• **RAW DATA**

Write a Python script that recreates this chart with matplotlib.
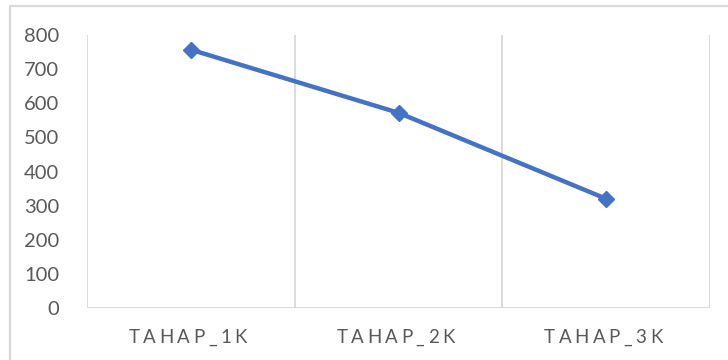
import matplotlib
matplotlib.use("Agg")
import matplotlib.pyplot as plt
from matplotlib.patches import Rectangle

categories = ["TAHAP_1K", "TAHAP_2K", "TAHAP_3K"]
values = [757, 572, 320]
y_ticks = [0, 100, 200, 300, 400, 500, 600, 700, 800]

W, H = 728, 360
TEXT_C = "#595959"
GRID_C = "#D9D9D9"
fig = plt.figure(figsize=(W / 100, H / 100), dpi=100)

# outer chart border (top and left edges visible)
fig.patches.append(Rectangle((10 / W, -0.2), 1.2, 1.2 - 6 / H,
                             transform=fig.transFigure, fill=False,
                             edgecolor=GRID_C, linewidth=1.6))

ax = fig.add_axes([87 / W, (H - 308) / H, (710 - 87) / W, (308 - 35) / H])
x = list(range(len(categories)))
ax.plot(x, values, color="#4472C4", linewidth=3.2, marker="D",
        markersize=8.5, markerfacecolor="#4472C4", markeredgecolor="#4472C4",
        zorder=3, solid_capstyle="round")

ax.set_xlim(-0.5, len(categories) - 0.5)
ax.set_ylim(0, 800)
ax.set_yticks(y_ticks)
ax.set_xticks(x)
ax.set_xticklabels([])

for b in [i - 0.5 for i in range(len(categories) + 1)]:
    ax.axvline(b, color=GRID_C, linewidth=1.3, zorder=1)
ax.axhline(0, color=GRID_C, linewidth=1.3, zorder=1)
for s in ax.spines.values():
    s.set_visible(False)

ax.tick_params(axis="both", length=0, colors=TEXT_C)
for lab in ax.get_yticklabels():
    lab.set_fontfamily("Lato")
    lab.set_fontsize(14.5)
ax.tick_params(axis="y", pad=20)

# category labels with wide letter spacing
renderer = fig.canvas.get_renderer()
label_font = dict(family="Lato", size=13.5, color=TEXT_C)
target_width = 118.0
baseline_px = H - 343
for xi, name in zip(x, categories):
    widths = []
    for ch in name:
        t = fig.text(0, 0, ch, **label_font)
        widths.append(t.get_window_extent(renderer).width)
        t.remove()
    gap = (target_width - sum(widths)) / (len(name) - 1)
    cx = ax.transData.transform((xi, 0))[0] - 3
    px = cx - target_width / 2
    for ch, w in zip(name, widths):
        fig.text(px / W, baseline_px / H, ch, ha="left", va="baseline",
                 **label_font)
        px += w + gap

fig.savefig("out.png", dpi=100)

• **TO BE DONE**
Omitting all images, print the listing exactly.

• **REPLY TO THE EXERCISE**
Write a Python script that recreates this chart with matplotlib.
import matplotlib
matplotlib.use("Agg")
import matplotlib.pyplot as plt
from matplotlib.patches import Rectangle

categories = ["TAHAP_1K", "TAHAP_2K", "TAHAP_3K"]
values = [757, 572, 320]
y_ticks = [0, 100, 200, 300, 400, 500, 600, 700, 800]

W, H = 728, 360
TEXT_C = "#595959"
GRID_C = "#D9D9D9"
fig = plt.figure(figsize=(W / 100, H / 100), dpi=100)

# outer chart border (top and left edges visible)
fig.patches.append(Rectangle((10 / W, -0.2), 1.2, 1.2 - 6 / H,
                             transform=fig.transFigure, fill=False,
                             edgecolor=GRID_C, linewidth=1.6))

ax = fig.add_axes([87 / W, (H - 308) / H, (710 - 87) / W, (308 - 35) / H])
x = list(range(len(categories)))
ax.plot(x, values, color="#4472C4", linewidth=3.2, marker="D",
        markersize=8.5, markerfacecolor="#4472C4", markeredgecolor="#4472C4",
        zorder=3, solid_capstyle="round")

ax.set_xlim(-0.5, len(categories) - 0.5)
ax.set_ylim(0, 800)
ax.set_yticks(y_ticks)
ax.set_xticks(x)
ax.set_xticklabels([])

for b in [i - 0.5 for i in range(len(categories) + 1)]:
    ax.axvline(b, color=GRID_C, linewidth=1.3, zorder=1)
ax.axhline(0, color=GRID_C, linewidth=1.3, zorder=1)
for s in ax.spines.values():
    s.set_visible(False)

ax.tick_params(axis="both", length=0, colors=TEXT_C)
for lab in ax.get_yticklabels():
    lab.set_fontfamily("Lato")
    lab.set_fontsize(14.5)
ax.tick_params(axis="y", pad=20)

# category labels with wide letter spacing
renderer = fig.canvas.get_renderer()
label_font = dict(family="Lato", size=13.5, color=TEXT_C)
target_width = 118.0
baseline_px = H - 343
for xi, name in zip(x, categories):
    widths = []
    for ch in name:
        t = fig.text(0, 0, ch, **label_font)
        widths.append(t.get_window_extent(renderer).width)
        t.remove()
    gap = (target_width - sum(widths)) / (len(name) - 1)
    cx = ax.transData.transform((xi, 0))[0] - 3
    px = cx - target_width / 2
    for ch, w in zip(name, widths):
        fig.text(px / W, baseline_px / H, ch, ha="left", va="baseline",
                 **label_font)
        px += w + gap

fig.savefig("out.png", dpi=100)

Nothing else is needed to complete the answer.